Dinosaur Bones Brought Back to Life With 3-D Printing
For all the digging of dinosaur fossils, all the magnificent reconstructions in museums and all the research that has been devoted to them, the great beasts remain mostly a mystery to us, and paleontologist Kenneth Lacovara of Drexel University in Philadelphia says our ways of studying them have not changed much in 150 years.
Lacovara says he aims to change that. In his lab, he and James Tangorra, a mechanical engineer at Drexel, have been scanning dinosaur bones with lasers, hoping to apply the new technology of 3-D printing to these ancient specimens.
Three-dimensional printing, if you've never seen it, has nothing to do with images on paper. Instead, it involves the creation of an almost perfect model, made of layers of resin, of the scanned object. Lacovara and Tangorra have been working, for starters, on the humerus, or front leg bone, of a Cretaceous dinosaur called Paralititan stromeri, a giant four-legged plant-eating dinosaur found in what is now Egypt in 2000.
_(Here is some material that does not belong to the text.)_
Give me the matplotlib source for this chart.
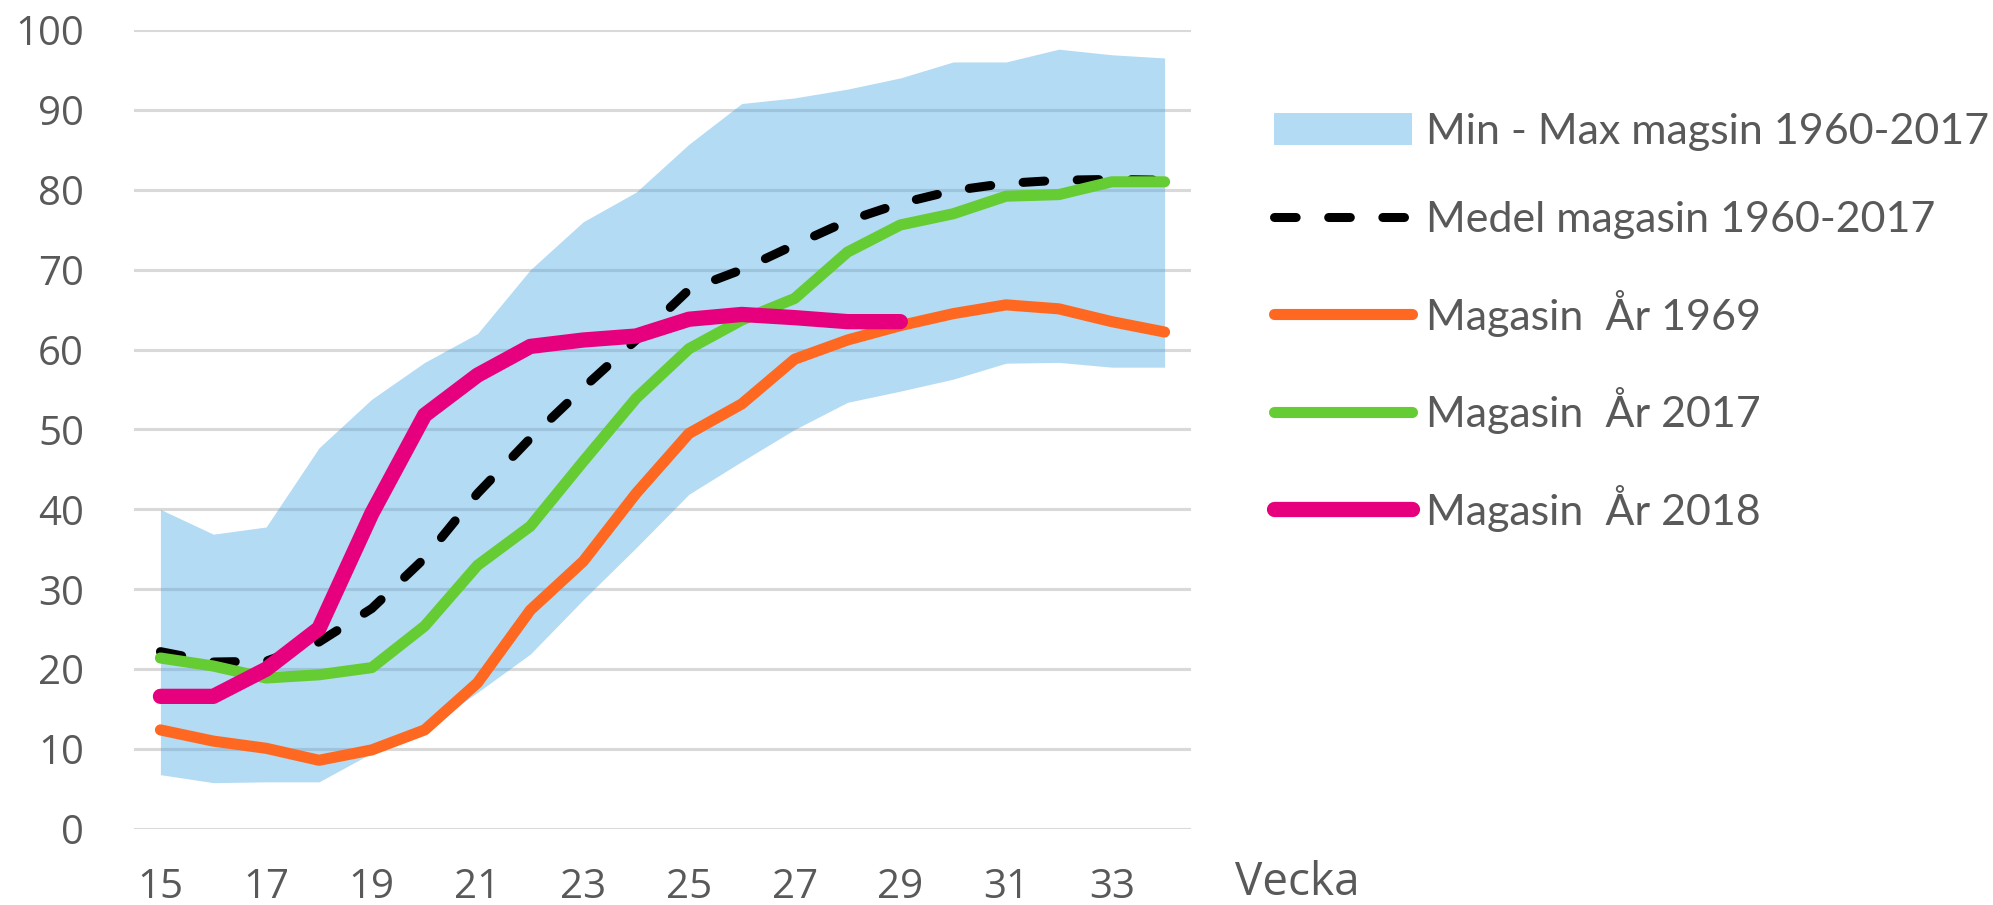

They are telling the computer to make a one-tenth-scale model of the fossil, to which they can attach artificial muscles and tendons. The original humerus (remember that since it's a fossil it's made of stone, not bone) weighs 800 lbs. The resin model weighs less than an ounce.
"In any science, the fewer assumptions you can make about your subject, the better," said Lacovara. In so much of paleontology, scientists have said, even the best conclusions about how dinosaurs lived and moved is based on guesswork - intelligent guesswork based on the shapes of the bones, but still something to be minimized.
For generations, to cite one famous example, scientists thought T. rex stood upright on its hind legs, dragging its tail behind it. Only in recent decades did they begin to think it may have balanced its tail in the air - and found the bones fit together much more neatly if it did.
In four or five months, Lacovara said he and and Tangorra hope to have a working model of Paralititan's front leg, articulated the way that makes the most sense when the resin models of the different bones are put together. In a year or two, they could perhaps have a complete skeleton, with which they could better figure out how it walked, ate and lived more than 65 million years ago.
"The next step is to robotocize these 3-D prints," said Lacovara. "We can study how the limbs moved with very few assumptions. We let the bones tell us their limits of movement - instead of us telling them what we think they should do."
Working with the models would be better than computer simulations of the dinosaur's motion, he said: "When you make a computer model, it's only as good as the assumptions you put in. When you have physical models, they're as good as the laws of the natural universe."
And one other thing: Three-dimensional printing is still fairly expensive, but as with many new technologies its cost is dropping quickly. So if scientists drop or break their model, all is not lost - they'll just tell their computer to print them a replacement.